--- START Source data ---
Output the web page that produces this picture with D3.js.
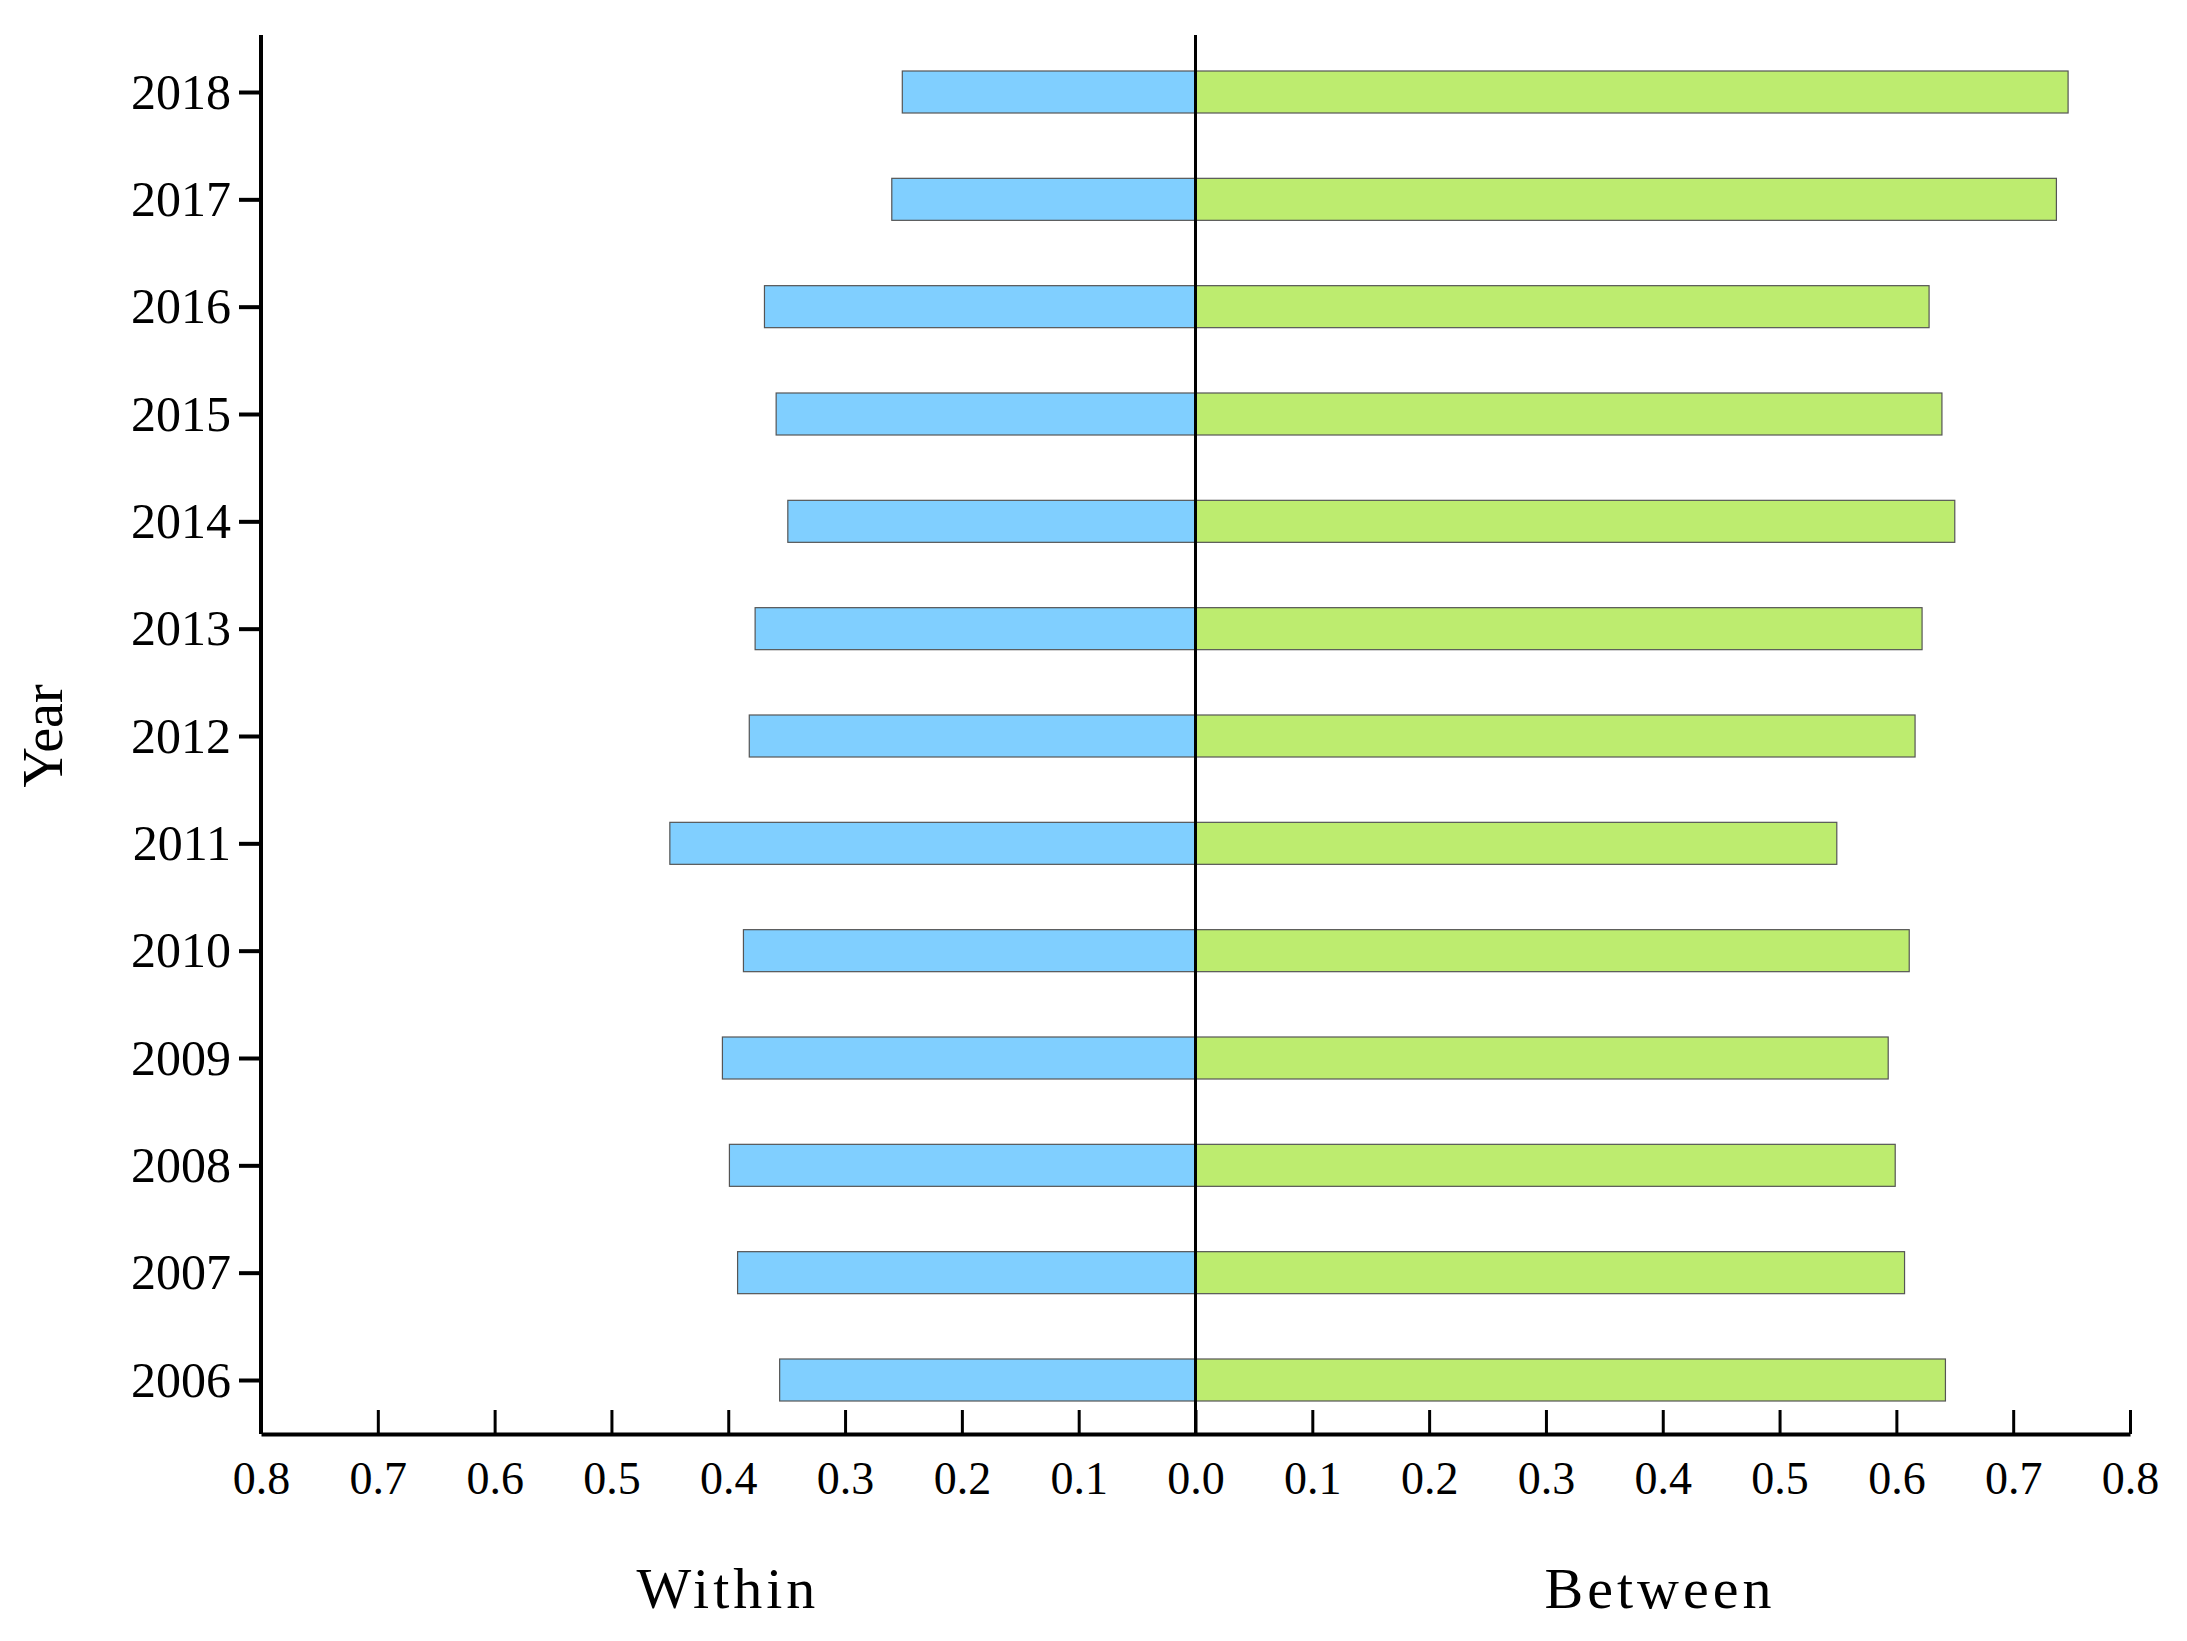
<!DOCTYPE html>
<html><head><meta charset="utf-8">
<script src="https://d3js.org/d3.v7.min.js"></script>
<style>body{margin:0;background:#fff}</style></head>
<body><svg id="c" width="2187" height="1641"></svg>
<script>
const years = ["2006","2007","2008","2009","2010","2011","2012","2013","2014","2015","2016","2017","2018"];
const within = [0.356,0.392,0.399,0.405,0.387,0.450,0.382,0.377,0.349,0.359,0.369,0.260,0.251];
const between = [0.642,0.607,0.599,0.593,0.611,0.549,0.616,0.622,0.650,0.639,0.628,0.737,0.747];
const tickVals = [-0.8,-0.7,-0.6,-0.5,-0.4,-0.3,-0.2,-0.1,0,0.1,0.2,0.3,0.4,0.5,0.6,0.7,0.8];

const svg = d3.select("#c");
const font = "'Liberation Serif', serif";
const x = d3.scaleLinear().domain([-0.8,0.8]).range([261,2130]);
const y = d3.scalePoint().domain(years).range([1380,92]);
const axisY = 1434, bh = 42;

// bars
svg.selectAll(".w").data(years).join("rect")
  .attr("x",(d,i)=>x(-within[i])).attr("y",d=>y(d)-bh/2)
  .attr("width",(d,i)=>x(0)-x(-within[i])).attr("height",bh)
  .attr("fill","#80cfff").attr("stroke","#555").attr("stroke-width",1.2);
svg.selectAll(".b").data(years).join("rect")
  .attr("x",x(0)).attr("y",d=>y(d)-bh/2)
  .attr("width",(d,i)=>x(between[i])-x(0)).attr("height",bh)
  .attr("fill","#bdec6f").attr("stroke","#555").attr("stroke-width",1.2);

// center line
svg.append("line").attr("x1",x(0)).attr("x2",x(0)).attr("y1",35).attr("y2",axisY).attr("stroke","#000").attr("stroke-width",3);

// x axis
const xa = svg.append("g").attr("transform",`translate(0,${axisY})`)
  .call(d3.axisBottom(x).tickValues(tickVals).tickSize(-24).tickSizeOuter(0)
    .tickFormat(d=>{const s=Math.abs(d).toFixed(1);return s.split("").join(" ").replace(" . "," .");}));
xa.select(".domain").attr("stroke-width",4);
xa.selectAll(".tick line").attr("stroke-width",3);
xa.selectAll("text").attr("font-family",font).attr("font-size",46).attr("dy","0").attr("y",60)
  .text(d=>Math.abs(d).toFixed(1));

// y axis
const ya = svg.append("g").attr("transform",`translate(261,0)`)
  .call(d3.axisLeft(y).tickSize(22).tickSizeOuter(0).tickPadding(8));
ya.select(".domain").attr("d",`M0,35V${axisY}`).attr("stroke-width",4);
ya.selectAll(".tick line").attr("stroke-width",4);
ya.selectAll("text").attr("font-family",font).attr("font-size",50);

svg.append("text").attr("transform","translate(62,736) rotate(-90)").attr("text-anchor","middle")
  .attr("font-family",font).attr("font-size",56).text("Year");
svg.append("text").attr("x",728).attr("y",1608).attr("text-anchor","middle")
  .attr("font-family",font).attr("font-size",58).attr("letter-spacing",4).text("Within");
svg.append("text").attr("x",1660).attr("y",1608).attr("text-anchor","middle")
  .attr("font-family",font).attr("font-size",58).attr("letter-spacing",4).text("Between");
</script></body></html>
--- END Source data ---
• [What to produce] Emit the lines of the material exactly, from its first line to the line containing "const axisY = 1434, bh = 42;", inclusive; leave every picture out.

• [Solution]
Output the web page that produces this picture with D3.js.
<!DOCTYPE html>
<html><head><meta charset="utf-8">
<script src="https://d3js.org/d3.v7.min.js"></script>
<style>body{margin:0;background:#fff}</style></head>
<body><svg id="c" width="2187" height="1641"></svg>
<script>
const years = ["2006","2007","2008","2009","2010","2011","2012","2013","2014","2015","2016","2017","2018"];
const within = [0.356,0.392,0.399,0.405,0.387,0.450,0.382,0.377,0.349,0.359,0.369,0.260,0.251];
const between = [0.642,0.607,0.599,0.593,0.611,0.549,0.616,0.622,0.650,0.639,0.628,0.737,0.747];
const tickVals = [-0.8,-0.7,-0.6,-0.5,-0.4,-0.3,-0.2,-0.1,0,0.1,0.2,0.3,0.4,0.5,0.6,0.7,0.8];

const svg = d3.select("#c");
const font = "'Liberation Serif', serif";
const x = d3.scaleLinear().domain([-0.8,0.8]).range([261,2130]);
const y = d3.scalePoint().domain(years).range([1380,92]);
const axisY = 1434, bh = 42;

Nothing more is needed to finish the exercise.